From: "Perry E. Metzger" <perry@piermont.com>
Date: Thu, 5 Oct 95 13:37:46 PDT
To: cypherpunks@toad.com (Cypherpunks Mailing List)
Subject: Re: NSA Realists v. Nuts (Was: Re: Crypto APIs)
In-Reply-To: <199510050757.DAA22982@ducie.cs.umass.edu>
Message-ID: <199510052037.QAA05653@frankenstein.piermont.com>
MIME-Version: 1.0
Content-Type: text/plain



Futplex writes:
> Matt Blaze writes:
> # It seems best to encourage the realistic side of NSA as much as possible...
> 
> James Donald writes:
> > Why?
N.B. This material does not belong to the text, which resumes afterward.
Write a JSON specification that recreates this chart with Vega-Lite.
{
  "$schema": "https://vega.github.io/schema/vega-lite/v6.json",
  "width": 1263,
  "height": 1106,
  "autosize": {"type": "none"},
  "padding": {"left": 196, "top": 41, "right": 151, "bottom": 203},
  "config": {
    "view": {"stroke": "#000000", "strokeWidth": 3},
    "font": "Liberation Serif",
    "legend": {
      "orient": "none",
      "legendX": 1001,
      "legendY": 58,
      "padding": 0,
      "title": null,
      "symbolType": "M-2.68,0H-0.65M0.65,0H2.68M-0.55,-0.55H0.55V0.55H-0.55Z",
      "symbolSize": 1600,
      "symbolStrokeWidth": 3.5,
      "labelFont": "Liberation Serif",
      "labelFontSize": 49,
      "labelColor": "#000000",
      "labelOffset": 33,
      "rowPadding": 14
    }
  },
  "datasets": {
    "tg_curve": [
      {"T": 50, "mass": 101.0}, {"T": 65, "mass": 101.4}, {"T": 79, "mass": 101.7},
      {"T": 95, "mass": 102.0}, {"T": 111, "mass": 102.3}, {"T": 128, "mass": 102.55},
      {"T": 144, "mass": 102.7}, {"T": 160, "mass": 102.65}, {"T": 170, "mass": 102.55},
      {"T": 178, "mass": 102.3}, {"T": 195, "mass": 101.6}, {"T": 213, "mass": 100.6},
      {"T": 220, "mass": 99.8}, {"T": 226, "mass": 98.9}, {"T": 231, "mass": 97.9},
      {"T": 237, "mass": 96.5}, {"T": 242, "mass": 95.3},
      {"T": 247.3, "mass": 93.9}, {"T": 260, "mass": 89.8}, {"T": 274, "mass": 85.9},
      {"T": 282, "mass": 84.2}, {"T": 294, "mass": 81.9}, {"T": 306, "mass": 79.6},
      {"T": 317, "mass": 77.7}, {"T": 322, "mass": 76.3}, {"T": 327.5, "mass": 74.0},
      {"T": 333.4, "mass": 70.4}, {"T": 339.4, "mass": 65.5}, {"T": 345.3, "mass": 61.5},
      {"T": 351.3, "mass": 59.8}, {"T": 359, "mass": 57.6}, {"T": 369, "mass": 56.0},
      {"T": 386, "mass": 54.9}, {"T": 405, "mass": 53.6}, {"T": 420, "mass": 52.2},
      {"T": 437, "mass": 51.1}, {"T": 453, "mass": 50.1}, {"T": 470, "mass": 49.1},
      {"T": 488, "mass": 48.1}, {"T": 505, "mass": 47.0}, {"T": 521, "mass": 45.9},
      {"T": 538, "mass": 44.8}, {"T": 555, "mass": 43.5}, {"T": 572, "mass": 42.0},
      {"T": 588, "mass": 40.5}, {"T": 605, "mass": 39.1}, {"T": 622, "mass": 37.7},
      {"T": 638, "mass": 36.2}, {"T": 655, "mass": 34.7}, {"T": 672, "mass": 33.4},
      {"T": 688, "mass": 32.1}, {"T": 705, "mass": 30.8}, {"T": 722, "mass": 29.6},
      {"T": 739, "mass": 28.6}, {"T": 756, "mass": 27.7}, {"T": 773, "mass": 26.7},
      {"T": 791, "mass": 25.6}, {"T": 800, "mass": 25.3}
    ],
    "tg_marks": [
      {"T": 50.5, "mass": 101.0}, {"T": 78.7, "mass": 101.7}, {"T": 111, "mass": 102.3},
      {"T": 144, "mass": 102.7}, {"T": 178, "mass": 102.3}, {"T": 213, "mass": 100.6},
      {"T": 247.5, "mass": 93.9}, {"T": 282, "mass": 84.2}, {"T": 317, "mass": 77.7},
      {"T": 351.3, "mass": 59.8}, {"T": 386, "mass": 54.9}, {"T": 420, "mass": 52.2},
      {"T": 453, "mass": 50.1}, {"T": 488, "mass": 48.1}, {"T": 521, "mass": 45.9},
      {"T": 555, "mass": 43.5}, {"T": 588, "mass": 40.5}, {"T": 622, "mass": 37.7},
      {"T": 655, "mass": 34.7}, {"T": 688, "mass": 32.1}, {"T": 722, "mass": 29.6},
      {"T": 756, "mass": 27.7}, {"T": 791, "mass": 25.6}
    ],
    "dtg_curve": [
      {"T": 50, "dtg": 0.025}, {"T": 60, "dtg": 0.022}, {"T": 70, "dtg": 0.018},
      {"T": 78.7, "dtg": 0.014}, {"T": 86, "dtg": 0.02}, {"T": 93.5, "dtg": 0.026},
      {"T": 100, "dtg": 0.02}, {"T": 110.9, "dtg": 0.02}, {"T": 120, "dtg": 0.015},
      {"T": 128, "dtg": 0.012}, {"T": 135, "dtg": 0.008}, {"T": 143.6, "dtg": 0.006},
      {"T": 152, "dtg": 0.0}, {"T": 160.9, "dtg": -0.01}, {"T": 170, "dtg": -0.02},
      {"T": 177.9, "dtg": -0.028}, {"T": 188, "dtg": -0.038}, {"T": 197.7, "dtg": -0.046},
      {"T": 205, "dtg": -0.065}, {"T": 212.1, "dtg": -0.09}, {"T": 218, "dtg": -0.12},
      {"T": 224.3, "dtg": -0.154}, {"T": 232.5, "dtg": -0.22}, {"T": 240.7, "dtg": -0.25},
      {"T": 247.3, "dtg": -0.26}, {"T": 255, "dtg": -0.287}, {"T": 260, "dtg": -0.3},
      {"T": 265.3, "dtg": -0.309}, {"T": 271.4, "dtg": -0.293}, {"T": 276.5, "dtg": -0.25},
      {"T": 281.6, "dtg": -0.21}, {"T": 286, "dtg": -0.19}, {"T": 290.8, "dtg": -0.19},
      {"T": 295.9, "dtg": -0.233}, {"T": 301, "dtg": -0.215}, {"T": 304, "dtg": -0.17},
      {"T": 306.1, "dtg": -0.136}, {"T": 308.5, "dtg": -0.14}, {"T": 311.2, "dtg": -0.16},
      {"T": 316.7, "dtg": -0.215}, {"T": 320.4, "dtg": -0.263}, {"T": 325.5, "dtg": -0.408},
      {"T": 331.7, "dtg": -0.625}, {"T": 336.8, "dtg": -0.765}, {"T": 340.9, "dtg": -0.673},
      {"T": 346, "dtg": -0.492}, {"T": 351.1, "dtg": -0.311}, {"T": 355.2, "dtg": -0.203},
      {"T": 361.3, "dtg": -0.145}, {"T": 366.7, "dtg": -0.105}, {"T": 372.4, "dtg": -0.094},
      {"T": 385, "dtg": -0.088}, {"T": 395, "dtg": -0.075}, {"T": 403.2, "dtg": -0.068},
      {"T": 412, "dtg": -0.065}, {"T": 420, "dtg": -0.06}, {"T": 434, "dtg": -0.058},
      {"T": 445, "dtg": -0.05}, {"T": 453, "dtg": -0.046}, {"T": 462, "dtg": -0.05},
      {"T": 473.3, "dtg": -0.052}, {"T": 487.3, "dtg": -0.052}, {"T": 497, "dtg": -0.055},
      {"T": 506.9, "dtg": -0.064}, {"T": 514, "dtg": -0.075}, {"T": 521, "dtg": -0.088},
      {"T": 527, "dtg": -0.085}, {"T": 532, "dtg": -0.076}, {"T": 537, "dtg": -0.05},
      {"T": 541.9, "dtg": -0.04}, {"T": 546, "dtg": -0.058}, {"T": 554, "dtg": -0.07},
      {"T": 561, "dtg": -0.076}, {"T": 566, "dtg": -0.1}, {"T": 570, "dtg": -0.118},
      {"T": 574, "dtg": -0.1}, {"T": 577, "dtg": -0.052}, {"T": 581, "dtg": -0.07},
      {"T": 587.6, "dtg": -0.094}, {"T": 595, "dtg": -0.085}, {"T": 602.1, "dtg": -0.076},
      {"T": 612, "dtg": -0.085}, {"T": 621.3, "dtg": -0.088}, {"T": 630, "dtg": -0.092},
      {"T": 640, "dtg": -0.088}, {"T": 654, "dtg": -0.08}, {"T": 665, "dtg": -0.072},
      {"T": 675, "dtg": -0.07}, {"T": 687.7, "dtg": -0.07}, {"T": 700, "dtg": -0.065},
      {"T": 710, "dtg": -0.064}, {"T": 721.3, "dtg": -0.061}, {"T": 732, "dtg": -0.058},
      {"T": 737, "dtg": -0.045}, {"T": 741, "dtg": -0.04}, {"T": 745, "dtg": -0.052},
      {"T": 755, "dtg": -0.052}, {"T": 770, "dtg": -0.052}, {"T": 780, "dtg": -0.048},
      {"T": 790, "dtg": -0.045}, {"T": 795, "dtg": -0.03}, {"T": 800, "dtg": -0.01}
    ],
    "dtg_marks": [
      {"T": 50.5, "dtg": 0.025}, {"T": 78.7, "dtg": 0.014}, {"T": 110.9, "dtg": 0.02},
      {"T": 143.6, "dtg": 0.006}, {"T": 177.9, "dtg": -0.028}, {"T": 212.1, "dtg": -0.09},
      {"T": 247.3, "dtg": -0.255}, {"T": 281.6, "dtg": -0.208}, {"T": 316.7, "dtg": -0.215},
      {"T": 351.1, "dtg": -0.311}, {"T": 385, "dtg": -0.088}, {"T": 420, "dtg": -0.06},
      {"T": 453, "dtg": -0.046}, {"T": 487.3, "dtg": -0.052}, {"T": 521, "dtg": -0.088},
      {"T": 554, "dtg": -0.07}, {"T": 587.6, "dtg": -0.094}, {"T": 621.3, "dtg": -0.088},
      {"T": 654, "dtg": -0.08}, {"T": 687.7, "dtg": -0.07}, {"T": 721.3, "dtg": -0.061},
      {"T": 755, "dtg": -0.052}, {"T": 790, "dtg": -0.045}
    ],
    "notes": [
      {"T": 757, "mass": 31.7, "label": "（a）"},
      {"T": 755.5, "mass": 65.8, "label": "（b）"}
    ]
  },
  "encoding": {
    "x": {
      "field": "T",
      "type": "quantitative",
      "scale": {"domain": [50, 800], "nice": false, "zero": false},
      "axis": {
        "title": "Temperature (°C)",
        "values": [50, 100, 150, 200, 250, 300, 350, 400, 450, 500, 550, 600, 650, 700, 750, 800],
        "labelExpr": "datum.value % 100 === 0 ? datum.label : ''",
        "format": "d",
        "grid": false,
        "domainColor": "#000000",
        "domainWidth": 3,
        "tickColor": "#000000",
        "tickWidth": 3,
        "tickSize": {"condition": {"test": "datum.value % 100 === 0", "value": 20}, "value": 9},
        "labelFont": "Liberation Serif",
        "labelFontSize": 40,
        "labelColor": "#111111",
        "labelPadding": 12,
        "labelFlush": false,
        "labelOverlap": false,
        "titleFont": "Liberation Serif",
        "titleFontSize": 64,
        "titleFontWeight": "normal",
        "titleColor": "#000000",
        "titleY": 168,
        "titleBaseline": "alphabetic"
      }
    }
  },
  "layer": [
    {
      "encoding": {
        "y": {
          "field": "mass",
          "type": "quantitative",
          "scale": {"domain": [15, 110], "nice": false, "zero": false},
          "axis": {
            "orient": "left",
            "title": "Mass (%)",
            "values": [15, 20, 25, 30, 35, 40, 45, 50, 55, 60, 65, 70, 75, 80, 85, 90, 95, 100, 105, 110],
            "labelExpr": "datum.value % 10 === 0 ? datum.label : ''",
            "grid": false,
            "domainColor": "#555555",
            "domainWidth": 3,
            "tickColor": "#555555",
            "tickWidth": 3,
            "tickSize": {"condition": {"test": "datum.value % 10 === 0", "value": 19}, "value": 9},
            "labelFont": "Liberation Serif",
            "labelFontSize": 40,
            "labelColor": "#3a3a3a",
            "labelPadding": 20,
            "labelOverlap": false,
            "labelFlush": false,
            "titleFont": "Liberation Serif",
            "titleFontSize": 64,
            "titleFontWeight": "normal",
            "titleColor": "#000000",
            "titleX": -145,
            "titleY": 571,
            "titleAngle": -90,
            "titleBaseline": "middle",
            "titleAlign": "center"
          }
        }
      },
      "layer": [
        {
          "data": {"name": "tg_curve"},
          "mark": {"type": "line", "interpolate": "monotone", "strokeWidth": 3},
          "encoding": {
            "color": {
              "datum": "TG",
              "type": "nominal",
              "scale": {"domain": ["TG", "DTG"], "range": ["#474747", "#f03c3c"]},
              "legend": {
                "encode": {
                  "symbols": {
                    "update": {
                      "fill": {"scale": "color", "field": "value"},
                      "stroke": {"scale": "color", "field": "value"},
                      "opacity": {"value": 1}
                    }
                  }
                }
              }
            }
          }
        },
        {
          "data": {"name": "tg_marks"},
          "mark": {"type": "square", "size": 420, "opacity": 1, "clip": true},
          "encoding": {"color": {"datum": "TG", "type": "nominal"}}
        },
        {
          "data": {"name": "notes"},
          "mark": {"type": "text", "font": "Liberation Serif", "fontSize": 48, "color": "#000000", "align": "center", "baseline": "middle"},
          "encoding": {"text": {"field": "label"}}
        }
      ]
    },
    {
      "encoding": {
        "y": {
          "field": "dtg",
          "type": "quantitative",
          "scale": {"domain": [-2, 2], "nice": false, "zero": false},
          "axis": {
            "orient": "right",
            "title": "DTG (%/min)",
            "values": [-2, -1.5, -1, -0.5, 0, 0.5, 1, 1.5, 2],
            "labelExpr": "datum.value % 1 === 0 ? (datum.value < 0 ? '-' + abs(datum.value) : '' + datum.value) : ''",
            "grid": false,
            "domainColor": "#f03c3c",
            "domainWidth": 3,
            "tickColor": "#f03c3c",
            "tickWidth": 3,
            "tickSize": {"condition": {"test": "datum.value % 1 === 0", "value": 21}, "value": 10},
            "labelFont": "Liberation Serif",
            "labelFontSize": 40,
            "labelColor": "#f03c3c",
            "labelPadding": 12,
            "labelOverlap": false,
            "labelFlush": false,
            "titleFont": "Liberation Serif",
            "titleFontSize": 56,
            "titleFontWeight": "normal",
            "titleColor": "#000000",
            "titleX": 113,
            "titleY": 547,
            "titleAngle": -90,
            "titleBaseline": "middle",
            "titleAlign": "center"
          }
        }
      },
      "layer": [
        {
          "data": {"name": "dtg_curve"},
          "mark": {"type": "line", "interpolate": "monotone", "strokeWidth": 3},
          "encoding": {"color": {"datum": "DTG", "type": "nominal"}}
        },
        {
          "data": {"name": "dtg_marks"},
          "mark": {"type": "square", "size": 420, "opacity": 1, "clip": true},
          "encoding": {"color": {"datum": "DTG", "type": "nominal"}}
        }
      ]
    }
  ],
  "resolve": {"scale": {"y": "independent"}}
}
Surely the realists are more dangerous than the nuts.
> 
> One way to look at it is this:
> 
> Could a Nutty NSA carry out its Nutty Agenda ?

I'd like to say the following: I don't think the NSA is inherently the
enemy at all. Signals intelligence and protecting the U.S. and its
citizens from signals intelligence is probably necessary. As a radical
libertarian, I'd like to see these activities carried out in the
private sector, but thats another story.

The real problem with the NSA is the same as the problem with the FBI
re: digital telephony. They've gotten used to a certain model of how
the world works and rather than adapt to new times where most people
have access to strong crypto, they have decided to use the laws to try
to retard the inevitable.

I'm sure some NSA types are listening, so let me say this: there is no
way on earth to stop the progress of a technology who's time has
come. I've heard an idiot from the FBI actually say in public, in
response to statements that the vast amount of open literature makes
it impossible to stop bright 14 year olds from writing good crypto
code, that "we aren't going to just accept this". Well, go off and
accept reality, folks. You can't stop strong cryptography from being
in the hands of the public. What you can do, however, is cost the
nation and the world billions if not trillions in damage. If crypto
had been in cellphone signaling equipment earlier billions in stolen
cellphone calls would have been saved -- ditto for credit card
systems. All you can succeed in doing is leeching the economy white
while trying to save a model that is doomed. You can't stop strong
crypto any more than the horseshoe makers could stop the automobile.

Learn to live with a new model for how you work now, and you will save
years of bitter and futile agony for everyone.